As a child, Christmas is a truly magical time, but as you grow up and the magic starts to wear off, not everyone loses the excitement of Christmas. It’s common to expect that as soon as you’re no longer a child, you shouldn’t get overly excited over nay it. Too old for advent calendars, too old for Christmas pyjamas, too old for stockings or gaudy decorations. The look on the faces of older relatives every year reminds me that I’m giving into a childlike mirth that I am expected to have forgotten by now. But why this expectation? Why, suddenly, are you too grown up for all of it?
Christmas is one the most nostalgic times on the year.
The music, the weather, smells of food and scented candles; putting up decorations, baking, are all strong oral factory triggers. The Christmas seasons evokes strong childhood memories, and several studies lean towards the opinion that nostalgia plays a key role in improves your mood and heightening positive emotions. Meaning that the time of year that makes so many people stressed and overwhelmed, is also one the best ways of reducing stress.
Why not look for the small victories? Against the exhaustion of cooking, family and money, take a little joy from wearing Christmas slippers. Watch the same films you’ve watched since you were ten, hang up the same ornaments, wear your ridiculous hats and jumpers. Because anything that could fill you up with the same happiness and excitement you had as a child can hardly be a bad thing.

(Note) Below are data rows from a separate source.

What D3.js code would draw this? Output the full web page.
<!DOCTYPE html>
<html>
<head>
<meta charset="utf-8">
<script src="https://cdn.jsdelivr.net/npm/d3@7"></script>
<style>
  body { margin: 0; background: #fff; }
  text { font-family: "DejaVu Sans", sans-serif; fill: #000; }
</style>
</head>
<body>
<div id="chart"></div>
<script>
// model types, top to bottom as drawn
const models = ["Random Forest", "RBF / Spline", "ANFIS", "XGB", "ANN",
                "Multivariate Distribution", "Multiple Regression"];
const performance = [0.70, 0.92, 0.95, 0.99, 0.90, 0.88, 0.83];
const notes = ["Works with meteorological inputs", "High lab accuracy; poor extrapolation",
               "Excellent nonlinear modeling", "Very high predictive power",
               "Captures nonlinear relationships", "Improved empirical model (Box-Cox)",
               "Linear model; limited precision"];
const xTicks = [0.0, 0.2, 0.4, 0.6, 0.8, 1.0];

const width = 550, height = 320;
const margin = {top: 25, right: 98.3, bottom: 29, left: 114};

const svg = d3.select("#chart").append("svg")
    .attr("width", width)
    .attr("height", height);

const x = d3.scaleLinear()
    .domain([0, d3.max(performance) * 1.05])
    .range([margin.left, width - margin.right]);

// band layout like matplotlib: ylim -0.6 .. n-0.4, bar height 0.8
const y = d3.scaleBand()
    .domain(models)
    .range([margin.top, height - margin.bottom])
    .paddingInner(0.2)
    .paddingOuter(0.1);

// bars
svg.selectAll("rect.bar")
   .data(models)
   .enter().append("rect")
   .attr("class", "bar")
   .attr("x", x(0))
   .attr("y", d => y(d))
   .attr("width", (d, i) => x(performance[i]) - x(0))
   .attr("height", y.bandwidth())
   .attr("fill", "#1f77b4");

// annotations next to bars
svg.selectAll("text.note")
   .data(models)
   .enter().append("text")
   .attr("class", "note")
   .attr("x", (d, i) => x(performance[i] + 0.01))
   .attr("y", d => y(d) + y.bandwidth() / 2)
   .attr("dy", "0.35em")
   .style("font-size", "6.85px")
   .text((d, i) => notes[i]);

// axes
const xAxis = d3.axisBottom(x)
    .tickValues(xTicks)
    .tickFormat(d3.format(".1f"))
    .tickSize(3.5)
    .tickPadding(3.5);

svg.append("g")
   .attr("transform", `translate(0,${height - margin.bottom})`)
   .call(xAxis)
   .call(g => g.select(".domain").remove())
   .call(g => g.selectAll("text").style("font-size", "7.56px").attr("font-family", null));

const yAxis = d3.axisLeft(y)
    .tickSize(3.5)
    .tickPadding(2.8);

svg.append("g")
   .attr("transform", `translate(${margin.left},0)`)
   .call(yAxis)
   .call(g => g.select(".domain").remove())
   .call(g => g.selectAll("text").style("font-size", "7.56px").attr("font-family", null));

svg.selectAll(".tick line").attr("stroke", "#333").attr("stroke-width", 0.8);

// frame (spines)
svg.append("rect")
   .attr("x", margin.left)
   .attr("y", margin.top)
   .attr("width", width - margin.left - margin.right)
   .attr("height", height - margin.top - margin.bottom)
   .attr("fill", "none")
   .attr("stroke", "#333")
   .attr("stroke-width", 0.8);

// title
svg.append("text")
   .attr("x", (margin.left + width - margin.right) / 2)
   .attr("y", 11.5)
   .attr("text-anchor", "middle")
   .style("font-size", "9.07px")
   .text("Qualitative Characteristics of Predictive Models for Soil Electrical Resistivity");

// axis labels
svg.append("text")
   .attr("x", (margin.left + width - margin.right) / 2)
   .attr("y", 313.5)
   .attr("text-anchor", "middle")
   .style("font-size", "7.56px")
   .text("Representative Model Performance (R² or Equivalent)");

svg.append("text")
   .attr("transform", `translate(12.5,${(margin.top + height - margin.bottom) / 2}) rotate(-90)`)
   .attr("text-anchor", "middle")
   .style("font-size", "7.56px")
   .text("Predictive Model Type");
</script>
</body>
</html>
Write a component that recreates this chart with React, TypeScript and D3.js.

George Bernard Shaw once said, “we don’t stop playing because we grow old; we grow old because we stop playing.’
The psychological benefits of giving into your childish nature are extensive. Stress relief, lowering blood pressure, endorphin release and increasing energy levels are just a few. Being more childlike in your everyday life is a strongly supported idea by many psychologists, but Christmas is surely a good place to start, odds are there will be children running around anyway with whom you can join in.
Christmas is, ultimately, a celebration of family…

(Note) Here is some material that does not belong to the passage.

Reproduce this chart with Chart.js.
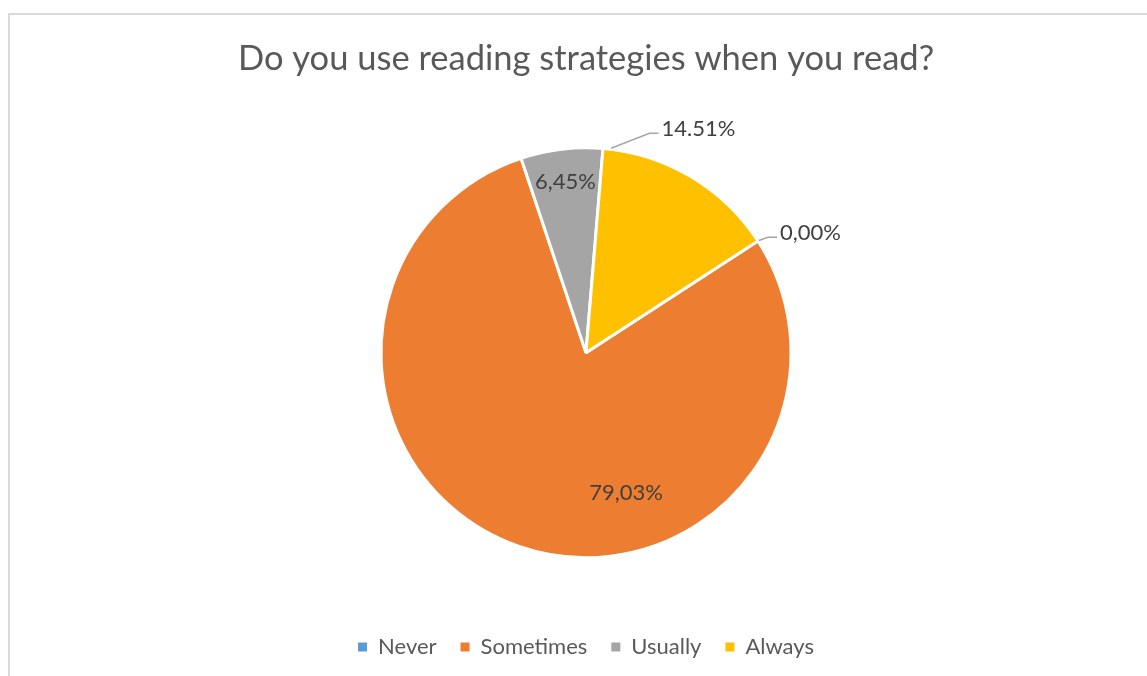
<!DOCTYPE html>
<html>
<head>
<meta charset="utf-8">
<script src="https://cdn.jsdelivr.net/npm/chart.js@4.4.1/dist/chart.umd.min.js"></script>
<style>
  body { margin: 0; overflow: hidden; background: #fff; }
  #frame { position: absolute; left: 8px; top: 13px; width: 1200px; height: 700px; border: 2px solid #d9d9d9; }
  #chart { position: absolute; left: 0; top: 0; }
</style>
</head>
<body>
<div id="frame"></div>
<canvas id="chart" width="1147" height="676"></canvas>
<script>
const categories = ['Never', 'Sometimes', 'Usually', 'Always'];
const percents = [0, 79.03, 6.45, 14.51];
const decimalMarks = [',', ',', ',', '.'];
const sliceColors = ['#5B9BD5', '#ED7D31', '#A5A5A5', '#FFC000'];

// label spots: angle clockwise from 12 o'clock (deg, null = middle of slice),
// distance from centre in radii, optional leader line to the rim
const labelSpots = [
	{ angle: 62, dist: 1.24, anchor: 57 },
	{ angle: 164, dist: 0.71 },
	{ angle: null, dist: 0.84 },
	{ angle: 26.7, dist: 1.22, anchor: 7 },
];

const toRad = (deg) => (deg - 90) * Math.PI / 180;

// draws the percentage next to each slice
const valueLabels = {
	id: 'valueLabels',
	afterDatasetsDraw(chart) {
		const ctx = chart.ctx;
		const meta = chart.getDatasetMeta(0);
		ctx.save();
		ctx.font = '22px Lato, "Liberation Sans", sans-serif';
		ctx.textAlign = 'center';
		ctx.textBaseline = 'middle';
		meta.data.forEach((arc, i) => {
			const { x, y, startAngle, endAngle, outerRadius } = arc.getProps(
				['x', 'y', 'startAngle', 'endAngle', 'outerRadius'], true);
			const spot = labelSpots[i];
			const a = spot.angle === null ? (startAngle + endAngle) / 2 : toRad(spot.angle);
			const lx = x + Math.cos(a) * outerRadius * spot.dist;
			const ly = y + Math.sin(a) * outerRadius * spot.dist;
			const text = percents[i].toFixed(2).replace('.', decimalMarks[i]) + '%';
			const w = ctx.measureText(text).width;

			if (spot.anchor !== undefined) {
				const b = toRad(spot.anchor);
				const ax = x + Math.cos(b) * (outerRadius + 1);
				const ay = y + Math.sin(b) * (outerRadius + 1);
				const ex = lx - w / 2 - 3;
				ctx.strokeStyle = '#a6a6a6';
				ctx.lineWidth = 1.5;
				ctx.beginPath();
				ctx.moveTo(ax, ay);
				ctx.lineTo(ex - 9, ly + 4);
				ctx.lineTo(ex, ly + 4);
				ctx.stroke();
			}
			ctx.fillStyle = '#404040';
			ctx.fillText(text, lx, ly);
		});
		ctx.restore();
	},
};

new Chart(document.getElementById('chart'), {
	type: 'pie',
	data: {
		labels: categories,
		datasets: [
			{
				data: percents,
				backgroundColor: sliceColors,
				borderColor: '#ffffff',
				borderWidth: 3,
				radius: 205,
			},
		],
	},
	options: {
		responsive: false,
		animation: false,
		rotation: 57,
		layout: { padding: { left: 25, bottom: 8 } },
		plugins: {
			title: {
				display: true,
				text: 'Do you use reading strategies when you read?',
				color: '#595959',
				font: { family: 'Lato, "Liberation Sans", sans-serif', size: 34.5, weight: 'normal' },
				padding: { top: 38, bottom: 14 },
			},
			legend: {
				position: 'bottom',
				labels: {
					boxWidth: 9,
					boxHeight: 9,
					padding: 24,
					color: '#595959',
					font: { family: 'Lato, "Liberation Sans", sans-serif', size: 22 },
					generateLabels: (chart) =>
						Chart.overrides.pie.plugins.legend.labels.generateLabels(chart)
							.map((item) => ({ ...item, lineWidth: 0, strokeStyle: item.fillStyle })),
				},
			},
			tooltip: { enabled: false },
		},
	},
	plugins: [valueLabels],
});
</script>
</body>
</html>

And our connection with other people, whether family by blood or by choice, is a fundamental human necessity. We need emotional, happy relationships with other people and at Christmas, these are a focal point of tradition. Presents are expected, but they don’t have to be. Make something, go somewhere, spend a day with a person you care about under the lights and listing to the music. Drink eggnog if you want, drink hot chocolate by the bucketful.
The expectation of people to suddenly grow up and abandoned childhood memories and traditions in the sake of appearing grown up for society’s sake, is an unnecessary pressure on adults of all ages. There is nothing wrong with putting up lights, even in November. Taking away the simple pleasures of others that supply happiness is a sad business. Celebrations are meant to be fun, and nobody has more fun than children at Christmas. If the instinct is there to watch the Grinch and eat too much chocolate and stubbornly hang up ornaments older than you is there; embrace it.
In the words of Roald Dahl, ‘a little nonsense now and then is cherished by the wisest men.’
Be wise, be enthusiastic about little wonders, and have a merry Christmas.